■ DATA:
--- begin ---

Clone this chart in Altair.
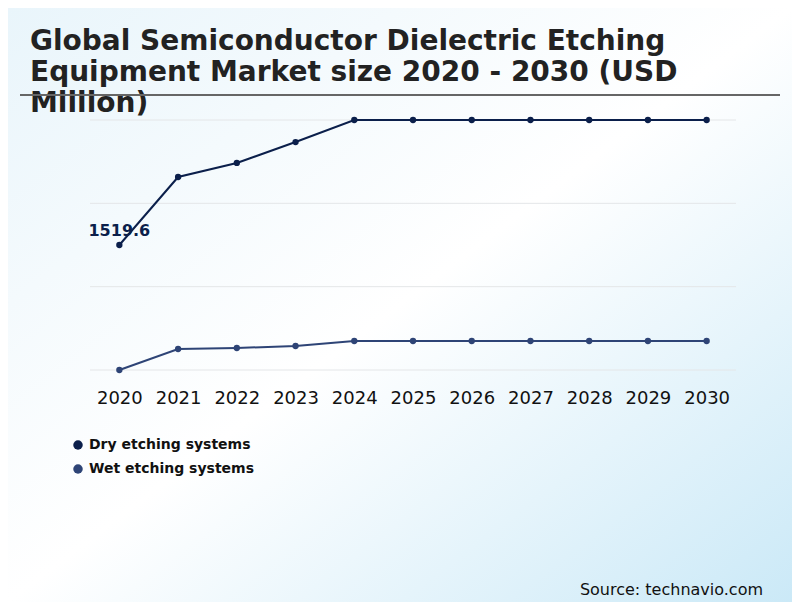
import altair as alt
import pandas as pd

years = ["2020", "2021", "2022", "2023", "2024", "2025", "2026", "2027", "2028", "2029", "2030"]
dry = [1519.6, 1998.0, 2097.0, 2244.0, 2399.2, 2399.2, 2399.2, 2399.2, 2399.2, 2399.2, 2399.2]
wet = [640.0, 788.0, 795.0, 809.0, 844.0, 844.0, 844.0, 844.0, 844.0, 844.0, 844.0]
series_names = ["Dry etching systems", "Wet etching systems"]
series_colors = ["#0b1f4b", "#2e4476"]
title_lines = ["Global Semiconductor Dielectric Etching",
               "Equipment Market size 2020 - 2030 (USD",
               "Million)"]
source_text = "Source: technavio.com"

rows = []
for y, v in zip(years, dry):
    rows.append({"year": y, "value": v, "series": series_names[0]})
for y, v in zip(years, wet):
    rows.append({"year": y, "value": v, "series": series_names[1]})
df = pd.DataFrame(rows)

lo = min(wet)
hi = max(dry)
grid_vals = [lo, lo + (hi - lo) / 3, lo + 2 * (hi - lo) / 3, hi]

W, H = 646, 250
PL, PT = 82, 112
PR = 784 - PL - W
PB = 594 - PT - H

one = pd.DataFrame({"k": [0]})

bg = alt.Chart(one).mark_rect(
    color=alt.Gradient(
        gradient="linear", x1=0, y1=0, x2=1, y2=1,
        stops=[alt.GradientStop(offset=0, color="#e9f5fb"),
               alt.GradientStop(offset=0.5, color="#ffffff"),
               alt.GradientStop(offset=1, color="#cbe9f7")]),
).encode(x=alt.value(-PL), x2=alt.value(W + PR), y=alt.value(-PT), y2=alt.value(H + PB))

yscale = alt.Scale(domain=[lo, hi], nice=False, zero=False)

grid = alt.Chart(pd.DataFrame({"g": grid_vals})).mark_rule(color="#e4e6e8", strokeWidth=1).encode(
    y=alt.Y("g:Q", scale=yscale, axis=None),
    x=alt.value(0), x2=alt.value(W))

xenc = alt.X("year:O", scale=alt.Scale(type="point", padding=0.5, domain=years),
             axis=alt.Axis(title=None, labelAngle=0, domain=False, ticks=False, zindex=1,
                           labelFontSize=18, labelColor="#111111", labelPadding=19,
                           labelFont="DejaVu Sans"))
yenc = alt.Y("value:Q", scale=yscale, axis=None)
cenc = alt.Color("series:N", scale=alt.Scale(domain=series_names, range=series_colors),
                 legend=alt.Legend(title=None, orient="none", legendX=-19, legendY=318,
                                   symbolType="circle", symbolSize=90, labelLimit=400,
                                   labelFontSize=14, labelFontWeight="bold", labelColor="#111111",
                                   labelFont="DejaVu Sans", rowPadding=10, labelOffset=4,
                                   symbolStrokeWidth=0, padding=0))

lines = alt.Chart(df).mark_line(strokeWidth=2, clip=False).encode(x=xenc, y=yenc, color=cenc)
points = alt.Chart(df).mark_circle(size=40, opacity=1, clip=False).encode(
    x=xenc, y=yenc, color=alt.Color("series:N", scale=alt.Scale(domain=series_names, range=series_colors), legend=None))

label_df = df[(df["year"] == years[0]) & (df["series"] == series_names[0])]
label = alt.Chart(label_df).mark_text(
    fontSize=16, fontWeight="bold", color=series_colors[0], dy=-14, font="DejaVu Sans",
).encode(x=xenc, y=yenc, text=alt.Text("value:Q", format=".1f"))

title = alt.Chart(one).mark_text(
    text=title_lines, align="left", baseline="alphabetic", fontSize=28, fontWeight="bold",
    font="DejaVu Sans", color="#222222", lineHeight=31,
).encode(x=alt.value(30 - 90), y=alt.value(50 - 120))

rule = alt.Chart(one).mark_rule(color="#666666", strokeWidth=2).encode(
    x=alt.value(20 - 90), x2=alt.value(780 - 90), y=alt.value(95 - 120))

source = alt.Chart(pd.DataFrame({"t": [source_text]})).mark_text(
    align="right", baseline="alphabetic", fontSize=16, color="#111111", font="DejaVu Sans",
).encode(x=alt.value(763 - 90), y=alt.value(595 - 120), text="t:N")

chart = alt.layer(bg, grid, lines, points, label, title, rule, source).properties(
    width=W, height=H,
    padding={"left": PL, "top": PT, "right": PR, "bottom": PB},
    autosize=alt.AutoSizeParams(type="none"),
).configure_view(stroke=None).configure(background="#f4fafd")

chart.save("out.html", embed_options={"renderer": "svg", "actions": False})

--- end ---

■ WHAT IS NEEDED: Up to and including the line with "import pandas as pd", copy the data above from its first line. Skip pictures.

■ EXERCISE RESULT:
Clone this chart in Altair.
import altair as alt
import pandas as pd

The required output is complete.